• _Do this_
Copy from the first line below down to and including the line with "const yTicks = [0,0.1,0.2,0.3,0.4,0.5,0.6,0.7,0.8,0.9,1.0];". Skip the pictures.

• _Entries provided_
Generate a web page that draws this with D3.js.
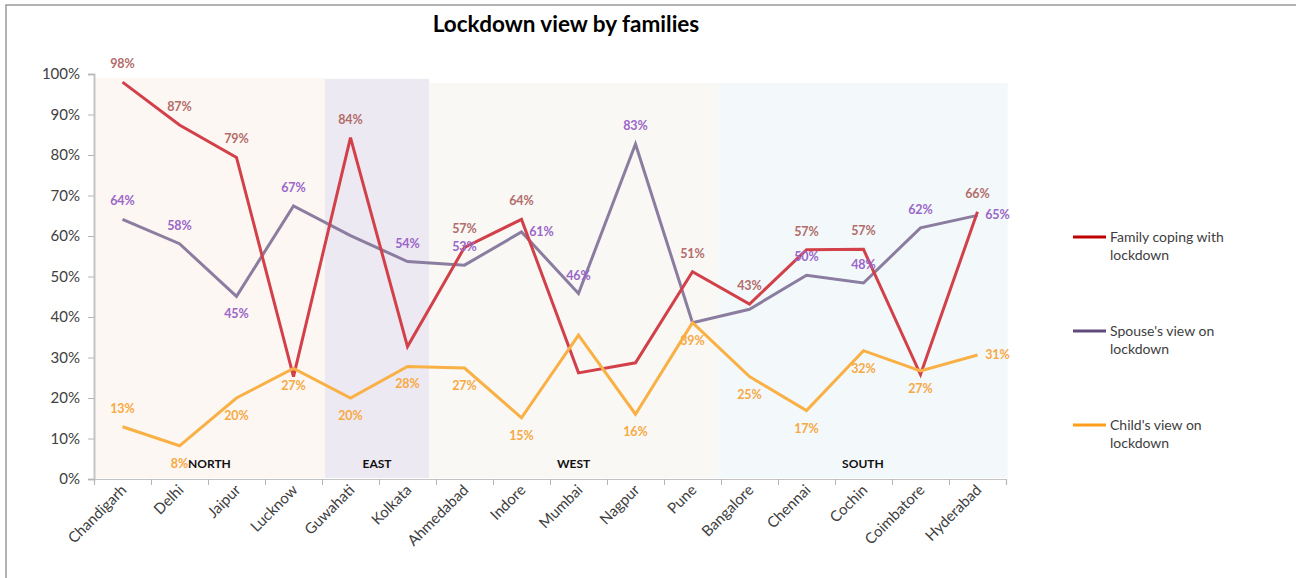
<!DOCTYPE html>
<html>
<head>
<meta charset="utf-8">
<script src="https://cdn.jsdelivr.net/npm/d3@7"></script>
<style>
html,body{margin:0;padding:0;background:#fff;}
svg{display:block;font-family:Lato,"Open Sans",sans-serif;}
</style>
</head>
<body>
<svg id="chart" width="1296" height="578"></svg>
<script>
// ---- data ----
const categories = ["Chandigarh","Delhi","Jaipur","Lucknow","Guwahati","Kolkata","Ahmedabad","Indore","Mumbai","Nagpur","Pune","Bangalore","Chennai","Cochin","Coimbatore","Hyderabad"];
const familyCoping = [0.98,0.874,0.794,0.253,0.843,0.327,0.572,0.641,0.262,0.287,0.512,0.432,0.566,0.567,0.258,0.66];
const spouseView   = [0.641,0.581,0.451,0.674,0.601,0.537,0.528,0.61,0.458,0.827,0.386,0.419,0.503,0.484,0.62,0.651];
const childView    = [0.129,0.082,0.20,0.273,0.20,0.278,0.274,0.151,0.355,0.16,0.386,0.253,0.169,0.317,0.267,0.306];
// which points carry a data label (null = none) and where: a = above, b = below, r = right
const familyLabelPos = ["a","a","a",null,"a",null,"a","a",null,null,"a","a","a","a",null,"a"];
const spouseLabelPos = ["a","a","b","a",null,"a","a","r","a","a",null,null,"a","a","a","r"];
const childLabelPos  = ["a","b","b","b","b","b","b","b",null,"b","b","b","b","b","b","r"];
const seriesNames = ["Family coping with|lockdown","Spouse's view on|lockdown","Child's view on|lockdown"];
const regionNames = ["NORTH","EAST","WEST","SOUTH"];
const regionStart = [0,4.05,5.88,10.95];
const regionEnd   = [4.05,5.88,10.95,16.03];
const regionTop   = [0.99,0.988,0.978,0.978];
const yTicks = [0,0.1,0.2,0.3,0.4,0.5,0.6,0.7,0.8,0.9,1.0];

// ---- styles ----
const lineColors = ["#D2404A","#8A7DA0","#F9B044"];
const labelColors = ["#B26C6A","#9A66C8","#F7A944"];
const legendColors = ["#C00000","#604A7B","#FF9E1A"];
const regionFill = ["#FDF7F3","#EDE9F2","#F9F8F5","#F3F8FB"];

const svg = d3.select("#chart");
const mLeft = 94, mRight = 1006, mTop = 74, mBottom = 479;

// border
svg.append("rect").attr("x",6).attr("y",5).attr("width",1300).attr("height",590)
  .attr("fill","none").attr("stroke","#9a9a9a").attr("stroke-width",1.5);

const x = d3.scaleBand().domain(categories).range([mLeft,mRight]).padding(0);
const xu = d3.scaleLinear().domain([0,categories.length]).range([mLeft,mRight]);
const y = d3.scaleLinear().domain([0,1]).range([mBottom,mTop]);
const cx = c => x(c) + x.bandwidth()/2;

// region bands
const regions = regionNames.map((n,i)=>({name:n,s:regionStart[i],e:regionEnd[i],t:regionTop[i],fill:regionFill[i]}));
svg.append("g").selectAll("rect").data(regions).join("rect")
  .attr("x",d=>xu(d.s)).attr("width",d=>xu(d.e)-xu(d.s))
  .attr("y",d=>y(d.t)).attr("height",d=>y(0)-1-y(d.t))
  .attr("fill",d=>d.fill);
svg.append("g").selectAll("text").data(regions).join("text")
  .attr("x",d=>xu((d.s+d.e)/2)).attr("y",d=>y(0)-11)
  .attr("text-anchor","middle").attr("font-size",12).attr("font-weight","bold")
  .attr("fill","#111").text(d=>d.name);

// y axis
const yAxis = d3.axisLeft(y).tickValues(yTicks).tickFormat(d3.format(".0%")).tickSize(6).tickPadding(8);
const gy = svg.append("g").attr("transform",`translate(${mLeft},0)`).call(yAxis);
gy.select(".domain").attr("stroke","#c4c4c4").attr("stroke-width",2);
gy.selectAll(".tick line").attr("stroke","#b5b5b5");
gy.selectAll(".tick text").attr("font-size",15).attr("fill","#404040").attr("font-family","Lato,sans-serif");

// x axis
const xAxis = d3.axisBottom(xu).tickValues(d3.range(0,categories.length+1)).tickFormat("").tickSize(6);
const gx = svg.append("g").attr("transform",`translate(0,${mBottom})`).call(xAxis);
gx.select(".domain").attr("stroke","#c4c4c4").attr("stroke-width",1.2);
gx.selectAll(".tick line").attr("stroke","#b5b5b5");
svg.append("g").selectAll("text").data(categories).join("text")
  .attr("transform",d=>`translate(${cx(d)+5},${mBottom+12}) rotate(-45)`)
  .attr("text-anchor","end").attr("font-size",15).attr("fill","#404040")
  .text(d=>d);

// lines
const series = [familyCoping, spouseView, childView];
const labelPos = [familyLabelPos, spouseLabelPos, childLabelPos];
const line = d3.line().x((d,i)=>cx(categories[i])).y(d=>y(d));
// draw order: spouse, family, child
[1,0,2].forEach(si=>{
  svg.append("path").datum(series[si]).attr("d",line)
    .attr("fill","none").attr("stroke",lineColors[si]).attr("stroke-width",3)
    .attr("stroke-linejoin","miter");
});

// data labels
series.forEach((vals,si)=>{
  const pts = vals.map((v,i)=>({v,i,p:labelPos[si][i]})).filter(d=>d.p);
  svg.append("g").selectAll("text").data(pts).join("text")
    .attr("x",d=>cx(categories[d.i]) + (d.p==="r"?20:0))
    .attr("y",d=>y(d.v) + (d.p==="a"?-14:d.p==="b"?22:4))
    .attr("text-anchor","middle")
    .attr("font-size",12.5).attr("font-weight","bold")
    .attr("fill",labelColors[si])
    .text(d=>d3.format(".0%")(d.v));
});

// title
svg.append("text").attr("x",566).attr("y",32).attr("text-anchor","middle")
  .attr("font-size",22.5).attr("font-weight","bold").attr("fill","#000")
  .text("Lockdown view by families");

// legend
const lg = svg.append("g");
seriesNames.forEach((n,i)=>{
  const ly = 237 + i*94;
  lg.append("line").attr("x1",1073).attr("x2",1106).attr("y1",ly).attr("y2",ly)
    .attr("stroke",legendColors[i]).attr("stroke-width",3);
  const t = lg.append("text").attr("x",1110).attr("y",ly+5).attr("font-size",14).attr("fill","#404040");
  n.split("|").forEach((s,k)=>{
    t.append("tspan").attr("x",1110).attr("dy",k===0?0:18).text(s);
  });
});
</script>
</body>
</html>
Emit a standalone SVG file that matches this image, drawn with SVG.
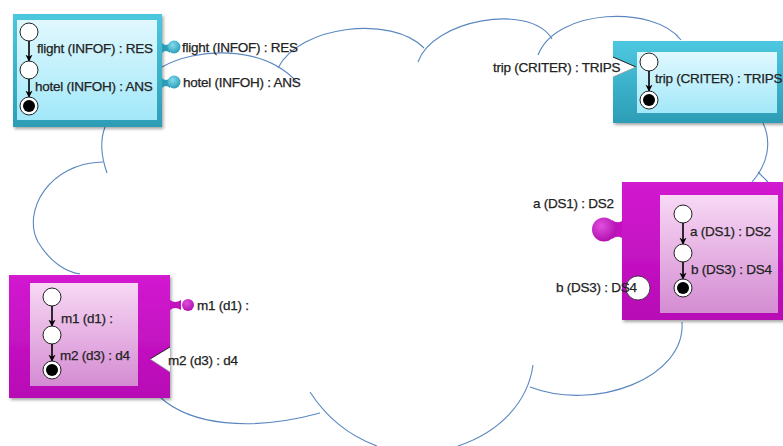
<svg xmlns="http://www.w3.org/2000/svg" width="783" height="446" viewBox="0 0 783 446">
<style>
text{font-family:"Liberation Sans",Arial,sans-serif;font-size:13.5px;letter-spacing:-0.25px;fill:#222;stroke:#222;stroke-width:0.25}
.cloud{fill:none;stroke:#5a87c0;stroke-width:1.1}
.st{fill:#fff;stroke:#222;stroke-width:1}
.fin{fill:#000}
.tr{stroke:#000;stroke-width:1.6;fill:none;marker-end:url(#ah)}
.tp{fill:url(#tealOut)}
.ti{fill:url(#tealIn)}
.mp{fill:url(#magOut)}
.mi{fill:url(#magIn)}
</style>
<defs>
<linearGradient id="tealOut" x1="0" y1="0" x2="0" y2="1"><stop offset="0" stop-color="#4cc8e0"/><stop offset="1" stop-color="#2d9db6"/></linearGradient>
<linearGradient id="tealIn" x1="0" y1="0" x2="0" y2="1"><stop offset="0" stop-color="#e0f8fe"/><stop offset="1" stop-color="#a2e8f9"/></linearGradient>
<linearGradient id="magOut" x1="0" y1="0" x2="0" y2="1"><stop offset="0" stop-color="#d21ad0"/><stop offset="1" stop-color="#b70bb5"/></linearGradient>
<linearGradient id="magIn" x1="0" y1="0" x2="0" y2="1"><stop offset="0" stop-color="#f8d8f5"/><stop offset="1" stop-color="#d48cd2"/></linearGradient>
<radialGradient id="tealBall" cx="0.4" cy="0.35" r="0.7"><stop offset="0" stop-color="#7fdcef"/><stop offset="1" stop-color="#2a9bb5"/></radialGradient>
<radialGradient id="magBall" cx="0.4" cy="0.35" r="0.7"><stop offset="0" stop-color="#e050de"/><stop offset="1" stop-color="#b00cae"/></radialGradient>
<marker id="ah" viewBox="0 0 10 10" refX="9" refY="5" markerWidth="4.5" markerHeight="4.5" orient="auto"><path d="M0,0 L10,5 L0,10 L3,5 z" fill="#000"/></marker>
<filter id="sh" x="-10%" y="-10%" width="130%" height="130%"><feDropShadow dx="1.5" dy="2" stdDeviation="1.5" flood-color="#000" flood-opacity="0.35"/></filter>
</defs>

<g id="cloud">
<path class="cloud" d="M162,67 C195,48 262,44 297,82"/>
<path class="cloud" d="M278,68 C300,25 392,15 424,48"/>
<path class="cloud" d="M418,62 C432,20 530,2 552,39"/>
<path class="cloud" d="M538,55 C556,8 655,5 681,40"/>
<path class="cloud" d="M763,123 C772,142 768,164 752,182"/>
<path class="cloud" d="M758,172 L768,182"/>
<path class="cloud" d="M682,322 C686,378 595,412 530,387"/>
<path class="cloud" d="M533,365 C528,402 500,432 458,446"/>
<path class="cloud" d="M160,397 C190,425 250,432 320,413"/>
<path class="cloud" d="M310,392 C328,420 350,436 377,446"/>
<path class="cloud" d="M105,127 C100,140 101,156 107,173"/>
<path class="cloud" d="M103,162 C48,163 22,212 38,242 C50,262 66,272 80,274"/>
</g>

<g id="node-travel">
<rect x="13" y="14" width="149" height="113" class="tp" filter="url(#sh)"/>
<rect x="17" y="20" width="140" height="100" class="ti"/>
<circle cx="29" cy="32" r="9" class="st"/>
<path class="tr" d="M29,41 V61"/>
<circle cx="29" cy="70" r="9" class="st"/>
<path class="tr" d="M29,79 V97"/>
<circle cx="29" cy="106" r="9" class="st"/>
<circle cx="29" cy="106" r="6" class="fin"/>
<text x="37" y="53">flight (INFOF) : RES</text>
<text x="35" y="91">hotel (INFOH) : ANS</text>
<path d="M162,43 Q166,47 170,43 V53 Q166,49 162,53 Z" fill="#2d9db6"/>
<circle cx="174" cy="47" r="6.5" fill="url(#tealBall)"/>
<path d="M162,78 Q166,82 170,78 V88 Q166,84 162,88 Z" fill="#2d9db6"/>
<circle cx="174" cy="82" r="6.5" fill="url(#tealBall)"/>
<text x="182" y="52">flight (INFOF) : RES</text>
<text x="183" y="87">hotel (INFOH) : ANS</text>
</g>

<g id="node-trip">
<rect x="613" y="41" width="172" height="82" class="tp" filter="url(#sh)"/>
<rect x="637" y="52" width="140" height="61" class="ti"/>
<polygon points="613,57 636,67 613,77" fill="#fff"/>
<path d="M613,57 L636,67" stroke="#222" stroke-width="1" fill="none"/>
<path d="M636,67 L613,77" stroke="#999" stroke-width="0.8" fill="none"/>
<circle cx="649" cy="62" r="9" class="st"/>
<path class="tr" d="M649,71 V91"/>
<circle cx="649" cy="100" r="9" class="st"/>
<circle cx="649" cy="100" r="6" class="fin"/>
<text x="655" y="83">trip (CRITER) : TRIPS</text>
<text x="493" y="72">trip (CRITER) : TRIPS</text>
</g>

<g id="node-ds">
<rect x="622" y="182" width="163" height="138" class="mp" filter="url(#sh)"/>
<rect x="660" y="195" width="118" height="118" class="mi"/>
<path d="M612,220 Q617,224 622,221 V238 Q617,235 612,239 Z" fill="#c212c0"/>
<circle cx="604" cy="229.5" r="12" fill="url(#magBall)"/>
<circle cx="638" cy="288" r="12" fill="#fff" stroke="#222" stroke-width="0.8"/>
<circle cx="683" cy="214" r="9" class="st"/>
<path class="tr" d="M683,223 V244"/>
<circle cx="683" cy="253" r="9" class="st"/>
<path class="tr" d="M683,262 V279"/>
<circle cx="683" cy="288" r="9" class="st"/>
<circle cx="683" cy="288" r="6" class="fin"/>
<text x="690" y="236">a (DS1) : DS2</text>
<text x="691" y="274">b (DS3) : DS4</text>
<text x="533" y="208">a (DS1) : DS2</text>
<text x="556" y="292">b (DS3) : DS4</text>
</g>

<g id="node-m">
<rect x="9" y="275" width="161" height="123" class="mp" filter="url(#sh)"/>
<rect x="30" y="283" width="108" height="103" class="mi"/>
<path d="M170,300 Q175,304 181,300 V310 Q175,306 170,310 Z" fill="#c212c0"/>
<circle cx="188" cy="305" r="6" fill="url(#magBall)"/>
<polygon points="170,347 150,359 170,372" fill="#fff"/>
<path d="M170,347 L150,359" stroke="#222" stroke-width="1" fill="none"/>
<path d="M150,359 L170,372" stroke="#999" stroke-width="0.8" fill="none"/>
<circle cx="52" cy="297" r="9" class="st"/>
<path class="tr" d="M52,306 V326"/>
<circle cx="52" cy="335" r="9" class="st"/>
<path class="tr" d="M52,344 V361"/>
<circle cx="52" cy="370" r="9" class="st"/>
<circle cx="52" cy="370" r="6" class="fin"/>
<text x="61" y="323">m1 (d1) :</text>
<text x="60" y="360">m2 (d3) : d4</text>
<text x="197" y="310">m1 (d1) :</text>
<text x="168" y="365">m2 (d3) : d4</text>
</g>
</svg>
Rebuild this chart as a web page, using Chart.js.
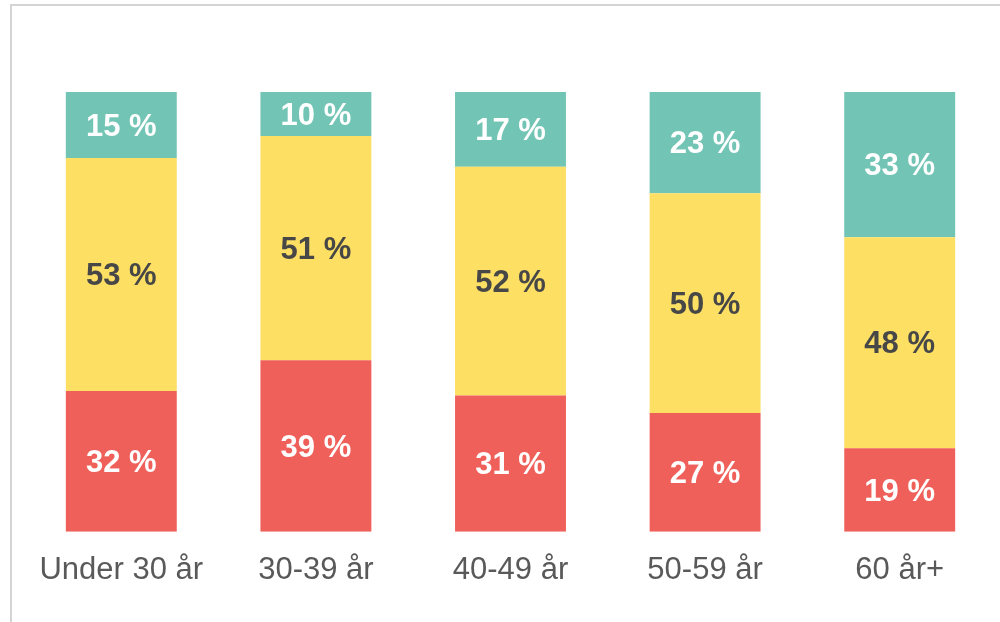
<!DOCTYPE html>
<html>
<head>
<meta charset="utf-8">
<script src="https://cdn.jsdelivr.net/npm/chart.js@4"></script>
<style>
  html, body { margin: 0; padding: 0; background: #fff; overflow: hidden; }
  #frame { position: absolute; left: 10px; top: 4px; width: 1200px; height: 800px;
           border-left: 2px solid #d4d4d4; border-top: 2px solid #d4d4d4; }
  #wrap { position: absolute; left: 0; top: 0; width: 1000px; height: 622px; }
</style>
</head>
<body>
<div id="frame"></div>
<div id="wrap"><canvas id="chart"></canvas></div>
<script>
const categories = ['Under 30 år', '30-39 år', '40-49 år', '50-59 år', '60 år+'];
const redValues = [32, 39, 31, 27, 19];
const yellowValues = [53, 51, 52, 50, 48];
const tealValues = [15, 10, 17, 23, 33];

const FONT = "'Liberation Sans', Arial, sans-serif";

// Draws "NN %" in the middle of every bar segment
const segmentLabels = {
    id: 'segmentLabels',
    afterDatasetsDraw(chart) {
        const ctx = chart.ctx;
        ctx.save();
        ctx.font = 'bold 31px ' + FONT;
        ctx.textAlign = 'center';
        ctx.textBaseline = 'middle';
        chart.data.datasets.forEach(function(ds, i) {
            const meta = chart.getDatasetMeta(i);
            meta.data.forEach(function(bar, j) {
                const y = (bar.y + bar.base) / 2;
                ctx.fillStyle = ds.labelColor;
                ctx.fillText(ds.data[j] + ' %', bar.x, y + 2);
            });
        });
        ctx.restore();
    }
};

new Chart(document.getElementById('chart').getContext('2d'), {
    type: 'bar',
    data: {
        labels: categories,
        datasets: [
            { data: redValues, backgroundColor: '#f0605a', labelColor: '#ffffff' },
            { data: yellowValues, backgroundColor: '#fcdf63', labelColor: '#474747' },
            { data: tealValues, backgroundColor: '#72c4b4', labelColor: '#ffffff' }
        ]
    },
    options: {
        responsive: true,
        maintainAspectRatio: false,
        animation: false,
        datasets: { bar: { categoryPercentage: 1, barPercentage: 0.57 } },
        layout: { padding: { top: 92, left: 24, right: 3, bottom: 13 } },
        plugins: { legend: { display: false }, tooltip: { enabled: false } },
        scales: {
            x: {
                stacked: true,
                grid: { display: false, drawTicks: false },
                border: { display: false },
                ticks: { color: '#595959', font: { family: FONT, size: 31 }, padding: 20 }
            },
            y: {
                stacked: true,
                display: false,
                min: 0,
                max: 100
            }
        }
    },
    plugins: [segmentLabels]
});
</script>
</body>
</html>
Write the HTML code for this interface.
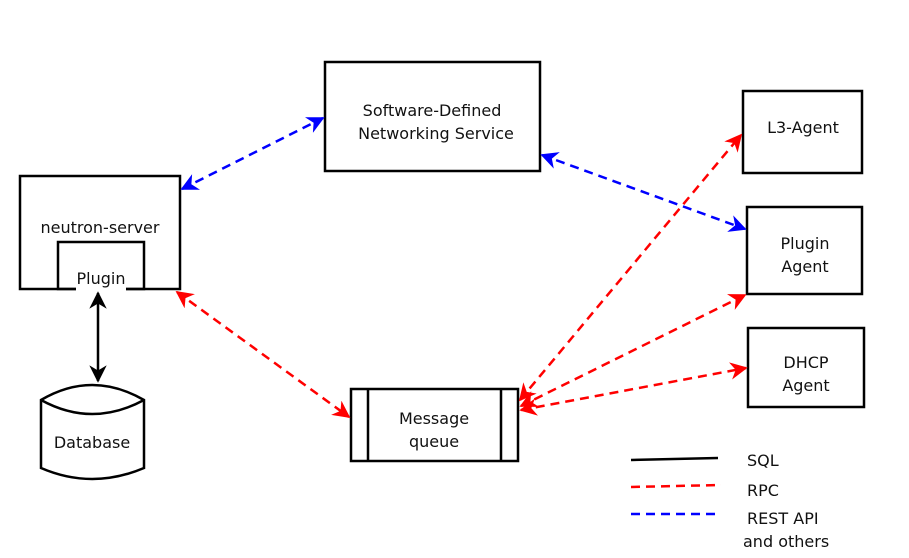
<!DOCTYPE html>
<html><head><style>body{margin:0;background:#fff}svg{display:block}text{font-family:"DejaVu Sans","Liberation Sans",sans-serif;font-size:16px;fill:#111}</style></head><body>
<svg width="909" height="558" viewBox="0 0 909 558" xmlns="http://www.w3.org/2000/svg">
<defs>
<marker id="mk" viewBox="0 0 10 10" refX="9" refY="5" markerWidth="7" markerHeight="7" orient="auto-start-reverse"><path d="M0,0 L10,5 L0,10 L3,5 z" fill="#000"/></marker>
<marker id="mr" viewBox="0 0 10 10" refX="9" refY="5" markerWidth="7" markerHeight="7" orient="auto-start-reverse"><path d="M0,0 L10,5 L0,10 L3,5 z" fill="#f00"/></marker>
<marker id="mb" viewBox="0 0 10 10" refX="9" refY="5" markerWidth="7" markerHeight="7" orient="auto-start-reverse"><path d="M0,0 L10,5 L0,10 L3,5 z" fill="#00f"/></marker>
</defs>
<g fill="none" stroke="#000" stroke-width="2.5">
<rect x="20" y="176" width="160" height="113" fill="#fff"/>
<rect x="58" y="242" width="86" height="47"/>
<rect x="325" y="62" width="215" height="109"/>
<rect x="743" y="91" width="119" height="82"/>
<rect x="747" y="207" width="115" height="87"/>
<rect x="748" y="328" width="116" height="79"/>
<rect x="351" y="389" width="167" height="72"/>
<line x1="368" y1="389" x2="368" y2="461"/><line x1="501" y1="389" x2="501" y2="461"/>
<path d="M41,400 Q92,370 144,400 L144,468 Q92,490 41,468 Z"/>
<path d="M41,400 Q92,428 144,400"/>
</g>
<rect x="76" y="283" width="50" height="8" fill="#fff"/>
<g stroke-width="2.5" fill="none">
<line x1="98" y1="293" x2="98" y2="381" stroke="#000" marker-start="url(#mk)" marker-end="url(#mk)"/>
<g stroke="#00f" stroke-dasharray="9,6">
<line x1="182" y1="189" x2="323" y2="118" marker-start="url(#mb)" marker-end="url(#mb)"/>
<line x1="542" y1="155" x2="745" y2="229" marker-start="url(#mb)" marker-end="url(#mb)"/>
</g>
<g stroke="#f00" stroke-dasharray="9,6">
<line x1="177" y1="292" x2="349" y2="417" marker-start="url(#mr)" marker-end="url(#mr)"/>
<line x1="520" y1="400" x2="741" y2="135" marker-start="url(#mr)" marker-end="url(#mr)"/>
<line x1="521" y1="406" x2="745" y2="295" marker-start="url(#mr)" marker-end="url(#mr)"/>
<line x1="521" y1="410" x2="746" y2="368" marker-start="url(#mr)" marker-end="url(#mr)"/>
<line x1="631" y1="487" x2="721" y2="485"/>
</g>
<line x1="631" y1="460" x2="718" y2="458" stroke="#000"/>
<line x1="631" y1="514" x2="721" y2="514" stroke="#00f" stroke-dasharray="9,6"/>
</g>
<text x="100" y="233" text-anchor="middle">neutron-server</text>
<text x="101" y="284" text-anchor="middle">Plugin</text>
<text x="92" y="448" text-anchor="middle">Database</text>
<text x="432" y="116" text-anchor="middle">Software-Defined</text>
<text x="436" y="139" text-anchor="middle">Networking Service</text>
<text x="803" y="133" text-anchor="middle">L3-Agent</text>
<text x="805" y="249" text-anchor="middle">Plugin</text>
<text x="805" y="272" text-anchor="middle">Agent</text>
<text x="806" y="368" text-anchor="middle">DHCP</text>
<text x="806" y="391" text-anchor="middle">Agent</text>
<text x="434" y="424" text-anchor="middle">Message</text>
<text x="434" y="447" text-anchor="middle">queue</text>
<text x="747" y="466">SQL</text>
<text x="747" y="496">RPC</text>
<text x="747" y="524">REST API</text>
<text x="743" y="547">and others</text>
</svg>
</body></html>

• _Problem solution_
Generate a web page that draws this with D3.js.
<!DOCTYPE html>
<html>
<head>
<meta charset="utf-8">
<script src="https://cdn.jsdelivr.net/npm/d3@7"></script>
<style>
html,body{margin:0;padding:0;background:#fff;}
svg{display:block;font-family:Lato,"Open Sans",sans-serif;}
</style>
</head>
<body>
<svg id="chart" width="1296" height="578"></svg>
<script>
// ---- data ----
const categories = ["Chandigarh","Delhi","Jaipur","Lucknow","Guwahati","Kolkata","Ahmedabad","Indore","Mumbai","Nagpur","Pune","Bangalore","Chennai","Cochin","Coimbatore","Hyderabad"];
const familyCoping = [0.98,0.874,0.794,0.253,0.843,0.327,0.572,0.641,0.262,0.287,0.512,0.432,0.566,0.567,0.258,0.66];
const spouseView   = [0.641,0.581,0.451,0.674,0.601,0.537,0.528,0.61,0.458,0.827,0.386,0.419,0.503,0.484,0.62,0.651];
const childView    = [0.129,0.082,0.20,0.273,0.20,0.278,0.274,0.151,0.355,0.16,0.386,0.253,0.169,0.317,0.267,0.306];
// which points carry a data label (null = none) and where: a = above, b = below, r = right
const familyLabelPos = ["a","a","a",null,"a",null,"a","a",null,null,"a","a","a","a",null,"a"];
const spouseLabelPos = ["a","a","b","a",null,"a","a","r","a","a",null,null,"a","a","a","r"];
const childLabelPos  = ["a","b","b","b","b","b","b","b",null,"b","b","b","b","b","b","r"];
const seriesNames = ["Family coping with|lockdown","Spouse's view on|lockdown","Child's view on|lockdown"];
const regionNames = ["NORTH","EAST","WEST","SOUTH"];
const regionStart = [0,4.05,5.88,10.95];
const regionEnd   = [4.05,5.88,10.95,16.03];
const regionTop   = [0.99,0.988,0.978,0.978];
const yTicks = [0,0.1,0.2,0.3,0.4,0.5,0.6,0.7,0.8,0.9,1.0];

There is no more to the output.